The big news was of course that Sammy Sosa asked to be demoted in the lineup from fourth to fifth. Little Davy Kaplan and the rest of the anti-Sammy Society think this is great. I think it makes about as much difference as literally moving the deck chairs around the Titanic. Because in my mind the move of Alou to fourth and Sosa to fifth isn’t any different than hitting Sosa fourth and Alou fifth. Moises isn’t exactly tearing things up. Now, if E-ramis Ramirez were healthy enough to be counted on in the lineup and on the bases every day, Sammy moving to fifth would have been huge news. Dusty did make one very nice move in moving Derrek Lee up to second. The Cubs lead the world in 1-2-3 first innings, and Lee actually gets on base.

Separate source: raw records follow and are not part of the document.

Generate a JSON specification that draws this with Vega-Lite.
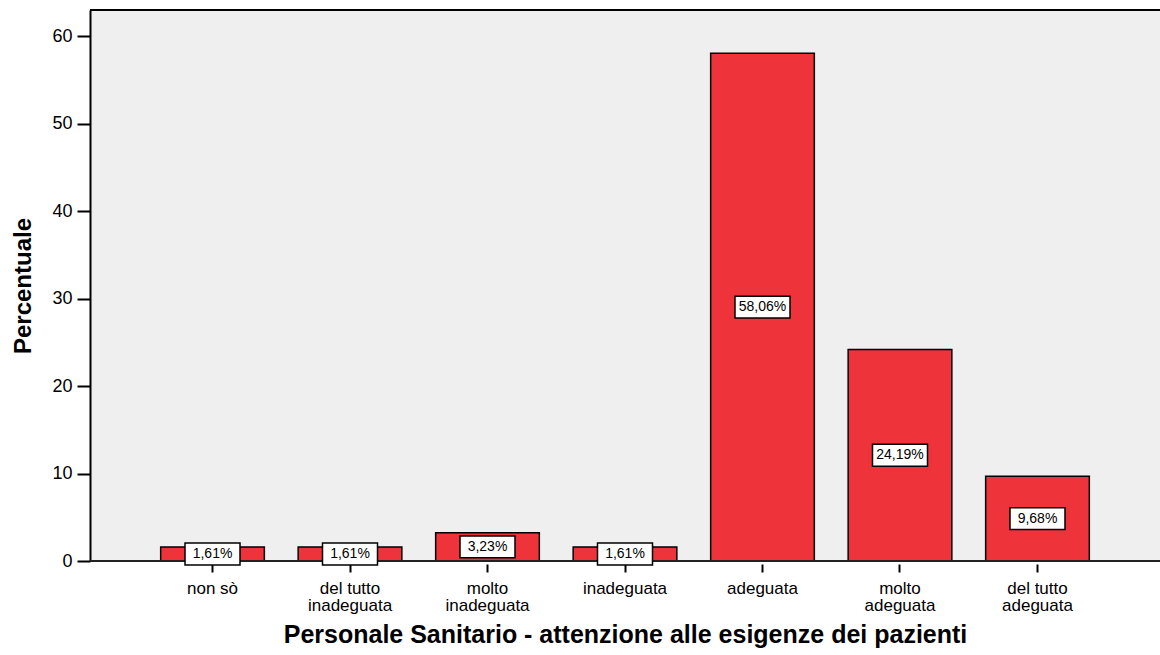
{
  "$schema": "https://vega.github.io/schema/vega-lite/v6.json",
  "width": 1070,
  "height": 551,
  "autosize": {"type": "none"},
  "padding": {"left": 90, "top": 10, "right": 0, "bottom": 94},
  "background": "white",
  "config": {
    "view": {"fill": "#EFEFEF", "stroke": null},
    "font": "Liberation Sans"
  },
  "data": {
    "values": [
      {"categoria": "non sò", "percent": 1.61},
      {"categoria": "del tutto inadeguata", "percent": 1.61},
      {"categoria": "molto inadeguata", "percent": 3.23},
      {"categoria": "inadeguata", "percent": 1.61},
      {"categoria": "adeguata", "percent": 58.06},
      {"categoria": "molto adeguata", "percent": 24.19},
      {"categoria": "del tutto adeguata", "percent": 9.68}
    ]
  },
  "transform": [
    {"calculate": "datum.percent / 2", "as": "mid"},
    {"calculate": "datum.percent / 2 - 1.25", "as": "lo"},
    {"calculate": "datum.percent / 2 + 1.25", "as": "hi"},
    {"calculate": "replace(format(datum.percent, '.2f'), '.', ',') + '%'", "as": "etichetta"}
  ],
  "layer": [
    {
      "mark": {"type": "bar", "fill": "#EF333A", "stroke": "black", "strokeWidth": 1.5},
      "encoding": {
        "x": {
          "field": "categoria",
          "type": "nominal",
          "sort": null,
          "scale": {"paddingInner": 0.246, "paddingOuter": 0.514},
          "axis": {
            "title": "Personale Sanitario - attenzione alle esigenze dei pazienti",
            "titleFont": "Liberation Sans",
            "titleFontSize": 25,
            "titleFontWeight": "bold",
            "titleColor": "black",
            "titlePadding": 9,
            "labelAngle": 0,
            "labelFont": "Liberation Sans",
            "labelFontSize": 17,
            "labelColor": "black",
            "labelLineHeight": 17,
            "labelPadding": 8,
            "labelExpr": "datum.label == 'non sò' || indexof(datum.label, ' ') < 0 ? datum.label : [substring(datum.label, 0, lastindexof(datum.label, ' ')), substring(datum.label, lastindexof(datum.label, ' ') + 1)]",
            "domain": false,
            "offset": 3,
            "ticks": true,
            "tickSize": 8,
            "tickWidth": 2,
            "tickColor": "black",
            "grid": false
          }
        },
        "y": {
          "field": "percent",
          "type": "quantitative",
          "scale": {"domain": [0, 63], "nice": false},
          "axis": {
            "title": "Percentuale",
            "titleFont": "Liberation Sans",
            "titleFontSize": 24,
            "titleFontWeight": "bold",
            "titleColor": "black",
            "titlePadding": 16,
            "values": [0, 10, 20, 30, 40, 50, 60],
            "labelFont": "Liberation Sans",
            "labelFontSize": 18,
            "labelColor": "black",
            "labelPadding": 5,
            "tickSize": 13,
            "tickWidth": 2,
            "tickColor": "black",
            "domainColor": "black",
            "domainWidth": 2,
            "grid": false
          }
        }
      }
    },
    {
      "mark": {"type": "rule", "color": "black", "strokeWidth": 2},
      "encoding": {"y": {"datum": 63}}
    },
    {
      "mark": {"type": "rule", "color": "#222222", "strokeWidth": 2},
      "encoding": {"y": {"datum": 0}}
    },
    {
      "mark": {"type": "bar", "width": 55, "fill": "white", "stroke": "black", "strokeWidth": 1.5},
      "encoding": {
        "x": {"field": "categoria", "type": "nominal", "sort": null},
        "y": {"field": "lo", "type": "quantitative"},
        "y2": {"field": "hi"}
      }
    },
    {
      "mark": {"type": "text", "font": "Liberation Sans", "fontSize": 14, "color": "black", "baseline": "middle", "align": "center"},
      "encoding": {
        "x": {"field": "categoria", "type": "nominal", "sort": null},
        "y": {"field": "mid", "type": "quantitative"},
        "text": {"field": "etichetta", "type": "nominal"}
      }
    }
  ]
}
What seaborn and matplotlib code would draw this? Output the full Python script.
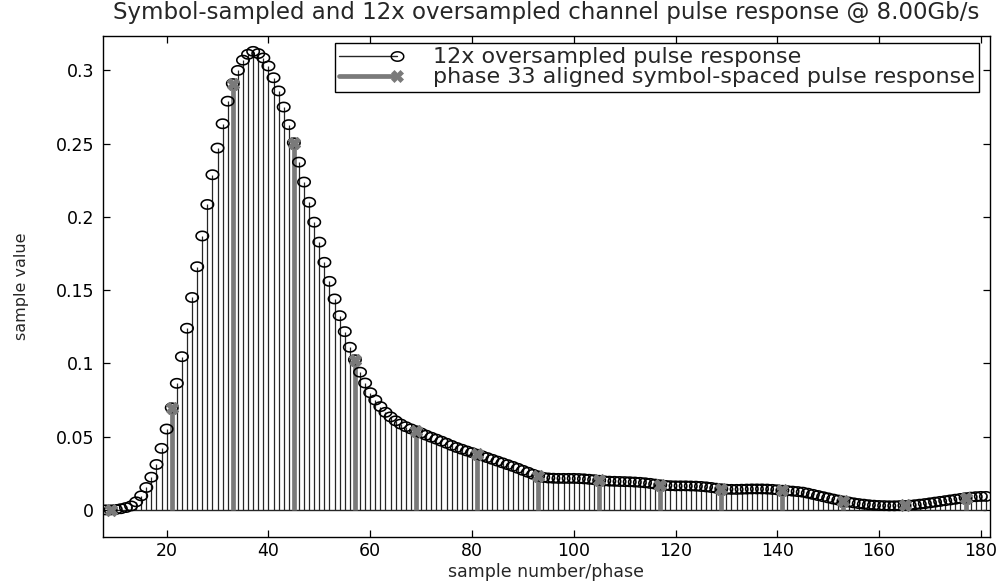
import numpy as np
import pandas as pd
import matplotlib
matplotlib.use("Agg")
import matplotlib.pyplot as plt
import seaborn as sns
from matplotlib.lines import Line2D
from matplotlib.path import Path
from matplotlib.legend_handler import HandlerLine2D

# ---------------- data ----------------
sample_start = 8
pulse_values = [
    0.0, 0.0, 0.0003, 0.0008, 0.0016, 0.0027, 0.0055, 0.0096, 0.0153, 0.0223,   # 8-17
    0.031, 0.042, 0.0552, 0.0697, 0.0864, 0.1046, 0.124, 0.145, 0.166, 0.187,    # 18-27
    0.2085, 0.2288, 0.247, 0.2636, 0.279, 0.291, 0.300, 0.307, 0.311, 0.3130,    # 28-37
    0.3115, 0.3085, 0.303, 0.295, 0.286, 0.275, 0.263, 0.2506, 0.2374, 0.2238,   # 38-47
    0.210, 0.1964, 0.1828, 0.169, 0.156, 0.144, 0.1326, 0.1217, 0.111, 0.1025,   # 48-57
    0.094, 0.0866, 0.080, 0.075, 0.0705, 0.0666, 0.0635, 0.0608, 0.0586, 0.0568, # 58-67
    0.0553, 0.054, 0.0525, 0.0510, 0.0496, 0.0483, 0.0469, 0.0455, 0.0440, 0.0426, # 68-77
    0.0414, 0.0402, 0.0391, 0.0380, 0.0369, 0.0357, 0.0345, 0.0333, 0.0321, 0.0309, # 78-87
    0.0297, 0.0284, 0.0270, 0.0257, 0.0243, 0.0232, 0.0222, 0.0218, 0.0216, 0.0215, # 88-97
    0.0215, 0.0215, 0.0215, 0.0214, 0.0212, 0.0209, 0.0206, 0.0202, 0.0198, 0.0196, # 98-107
    0.0195, 0.0194, 0.0193, 0.0192, 0.0190, 0.0188, 0.0185, 0.0181, 0.0176, 0.0171, # 108-117
    0.0167, 0.0165, 0.0164, 0.0164, 0.0164, 0.0163, 0.0162, 0.0160, 0.0157, 0.0153, # 118-127
    0.0148, 0.0144, 0.0141, 0.0140, 0.0140, 0.0141, 0.0142, 0.0143, 0.0143, 0.0143, # 128-137
    0.0142, 0.0140, 0.0137, 0.0134, 0.0131, 0.0128, 0.0125, 0.0121, 0.0114, 0.0106, # 138-147
    0.0098, 0.0090, 0.0082, 0.0074, 0.0067, 0.0060, 0.0054, 0.0048, 0.0043, 0.0039, # 148-157
    0.0035, 0.0032, 0.0030, 0.0029, 0.0028, 0.0028, 0.0029, 0.0030, 0.0032, 0.0035, # 158-167
    0.0039, 0.0043, 0.0048, 0.0053, 0.0058, 0.0063, 0.0068, 0.0073, 0.0078, 0.0083, # 168-177
    0.0087, 0.0090, 0.0092, 0.0092,                                                 # 178-181
]
symbol_phase = 9          # phase 33 -> 33 mod 12
oversampling = 12
x_ticks = [20, 40, 60, 80, 100, 120, 140, 160, 180]
y_ticks = [0, 0.05, 0.1, 0.15, 0.2, 0.25, 0.3]
y_tick_labels = ["0", "0.05", "0.1", "0.15", "0.2", "0.25", "0.3"]
title = "Symbol-sampled and 12x oversampled channel pulse response @ 8.00Gb/s"
x_label = "sample number/phase"
y_label = "sample value"
legend_labels = ["12x oversampled pulse response",
                 "phase 33 aligned symbol-spaced pulse response"]

over = pd.DataFrame({"sample": np.arange(sample_start, sample_start + len(pulse_values)),
                     "value": pulse_values})
sym = over[(over["sample"] - symbol_phase) % oversampling == 0]

# ---------------- style ----------------
sns.set_style("ticks")
plt.rcParams["font.family"] = ["DejaVu Sans"]

fig = plt.figure(figsize=(10.04, 5.83), dpi=100)
ax_l, ax_r, ax_t, ax_b = 102.7, 990.0, 36.0, 536.7
ax = fig.add_axes([ax_l / 1004, 1 - ax_b / 583, (ax_r - ax_l) / 1004, (ax_b - ax_t) / 583])
ax_w, ax_h = ax_r - ax_l, ax_b - ax_t

# ellipse-ish open circle marker (reference is horizontally stretched)
theta = np.linspace(0, 2 * np.pi, 60)
ell = Path(np.column_stack([np.cos(theta), 0.75 * np.sin(theta)]))

thin_col = "#262626"
thick_col = "#7a7a7a"

# thin stems for oversampled response
ax.vlines(over["sample"], 0, over["value"], color=thin_col, lw=0.9, zorder=2)
# baseline
ax.hlines(0, over["sample"].min(), over["sample"].max(), color=thin_col, lw=1.0, zorder=2)
# thick stems for symbol-spaced
ax.vlines(sym["sample"], 0, sym["value"], color=thick_col, lw=3.4, zorder=3)

sns.scatterplot(data=over, x="sample", y="value", marker=ell, s=80,
                facecolor="none", edgecolor="black", linewidth=1.15, ax=ax, zorder=4)
sns.scatterplot(data=sym, x="sample", y="value", marker="X", s=75,
                color=thick_col, edgecolor=thick_col, linewidth=0.8, ax=ax, zorder=5)

ax.set_xlim(7.43, 181.8)
ax.set_ylim(-0.0183, 0.3235)
ax.set_xticks(x_ticks)
ax.set_yticks(y_ticks)
ax.set_yticklabels(y_tick_labels)
ax.tick_params(direction="in", length=5, width=0.9, top=True, right=True,
               labelsize=12.5, colors="black")
ax.tick_params(axis="x", pad=3.5)
ax.tick_params(axis="y", pad=6)
for s in ax.spines.values():
    s.set_visible(True)
    s.set_color("black")
    s.set_linewidth(1.0)

ax.set_xlabel(x_label, fontsize=12.5)
ax.xaxis.set_label_coords(0.5, (ax_b - 563) / ax_h)
ax.set_ylabel(y_label, fontsize=11.5)
ax.yaxis.set_label_coords((29 - ax_l) / ax_w, 0.5)
ax.set_title(title, fontsize=16.5, pad=12)


class StemHandler(HandlerLine2D):
    def create_artists(self, legend, orig_handle, xdescent, ydescent,
                       width, height, fontsize, trans):
        y = (height - ydescent) / 2
        x0, x1 = -xdescent, -xdescent + width
        line = Line2D([x0, x1], [y, y], color=orig_handle.get_color(),
                      lw=orig_handle.get_linewidth())
        mk = Line2D([x1], [y], linestyle="none", marker=orig_handle.get_marker(),
                    markersize=orig_handle.get_markersize(),
                    markerfacecolor=orig_handle.get_markerfacecolor(),
                    markeredgecolor=orig_handle.get_markeredgecolor(),
                    markeredgewidth=orig_handle.get_markeredgewidth())
        line.set_transform(trans)
        mk.set_transform(trans)
        return [line, mk]


h1 = Line2D([], [], color=thin_col, lw=1.0, marker=ell, markersize=9,
            markerfacecolor="none", markeredgecolor="black", markeredgewidth=1.1)
h2 = Line2D([], [], color=thick_col, lw=3.4, marker="X", markersize=9,
            markerfacecolor=thick_col, markeredgecolor=thick_col, markeredgewidth=0.5)
leg = ax.legend([h1, h2], legend_labels, handler_map={Line2D: StemHandler()},
                loc="upper right", bbox_to_anchor=(979 / 1004, 1 - 43 / 583),
                bbox_transform=fig.transFigure, fontsize=16, frameon=True,
                fancybox=False, edgecolor="black", framealpha=1, borderpad=0.2,
                labelspacing=0.0, handlelength=2.6, handletextpad=1.6,
                borderaxespad=0)
leg.get_frame().set_linewidth(1.0)

fig.savefig("out.png", dpi=100)
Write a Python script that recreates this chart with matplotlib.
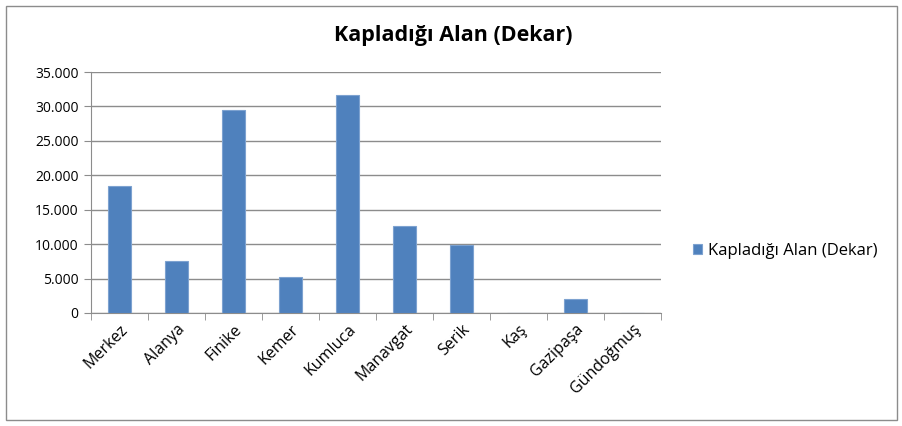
import matplotlib
matplotlib.use("Agg")
import matplotlib.pyplot as plt
from matplotlib.ticker import FuncFormatter, MultipleLocator, FixedLocator
from matplotlib.patches import Rectangle

plt.rcParams['font.family'] = ['Open Sans', 'DejaVu Sans']

# Veriler
ilceler = ["Merkez", "Alanya", "Finike", "Kemer", "Kumluca",
           "Manavgat", "Serik", "Kaş", "Gazipaşa", "Gündoğmuş"]
alan = [18500, 7600, 29500, 5200, 31700, 12600, 9900, 0, 2000, 0]
seri_adi = "Kapladığı Alan (Dekar)"

fig = plt.figure(figsize=(9.03, 4.26), dpi=100)
W, H = 903, 426
ax = fig.add_axes([91 / W, 1 - 313 / H, (661 - 91) / W, (313 - 72) / H])

x = list(range(len(ilceler)))
ax.bar(x, alan, width=0.4, color="#4F81BD", edgecolor="#7DA2D0", linewidth=0.8,
       label=seri_adi, zorder=3)

ax.set_xlim(-0.5, len(ilceler) - 0.5)
ax.set_ylim(0, 35000)
ax.yaxis.set_major_locator(MultipleLocator(5000))
ax.yaxis.set_major_formatter(FuncFormatter(lambda v, p: f"{int(v):,}".replace(",", ".")))
ax.grid(axis="y", color="#8C8C8C", linewidth=1, zorder=0)

ax.set_xticks(x)
ax.set_xticklabels(ilceler, rotation=45, ha="right", rotation_mode="anchor", fontsize=11.5)
ax.tick_params(axis="x", length=0, pad=6)
ax.xaxis.set_minor_locator(FixedLocator([i - 0.5 for i in range(len(ilceler) + 1)]))
ax.tick_params(axis="x", which="minor", length=5, color="#8C8C8C", direction="out")
ax.tick_params(axis="y", length=5, color="#8C8C8C", labelsize=10, pad=4)

for s in ["top", "right"]:
    ax.spines[s].set_visible(False)
for s in ["left", "bottom"]:
    ax.spines[s].set_color("#8C8C8C")

fig.text(453 / W, 1 - 35 / H, seri_adi, ha="center", va="center",
         fontsize=15.5, fontweight="bold")

ax.legend(loc="center left", bbox_to_anchor=(678 / W, 1 - 251 / H),
          bbox_transform=fig.transFigure, frameon=False, fontsize=12,
          handlelength=0.55, handleheight=0.55, handletextpad=0.35)

fig.patches.append(Rectangle((6 / W, 6 / H), (W - 12) / W, (H - 12) / H,
                             transform=fig.transFigure, fill=False,
                             edgecolor="#8C8C8C", linewidth=1))

fig.savefig("out.png", dpi=100)
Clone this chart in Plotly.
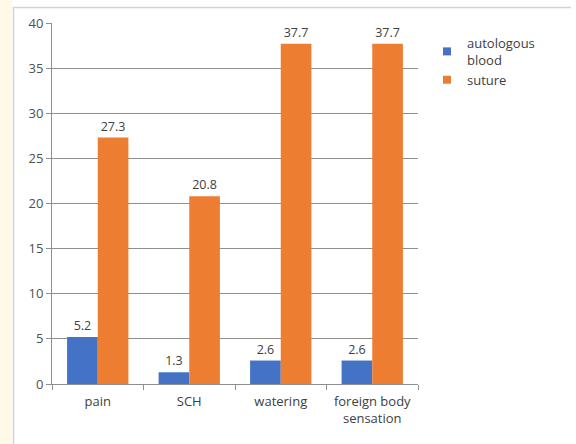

If E-ramis could hit fourth, the top of the order would be Patterson, Lee, Nomar, E-ramis, Sammy. Now that’s accomplishing something. It currently goes Patterson, Lee, Nomar, Check Swing, Sammy. It’s good. But it’s not any damn different than Patterson, Lee, Nomar, Sammy, Check Swing would have been.

It is nice that Sammy actually picked up the phone and told Dusty to go ahead and make the move. Dusty would have had to have done something anyway, and this way it just eliminates a needless conflict between either Sammy and Dusty or Sammy and the Cubs’ inbred beat writers. I said before that I didn’t blame Sammy for not asking to be moved. You want your players to think they’re ready to come out of a slump. In fact, I’m a little concerned about Sammy basically admitting he’s not. But that’s for another time.

IF there’s ever a time when Moises and Sammy get hot, this Cubs’ lineup wouldn’t have to take a back seat to anybody. Last year the Cubs had three unsettled offensive spots, and now those spots are filled by Nomar, Michael Barrett and Lee. One of these days…maybe today…they’ll get a chance to show that off.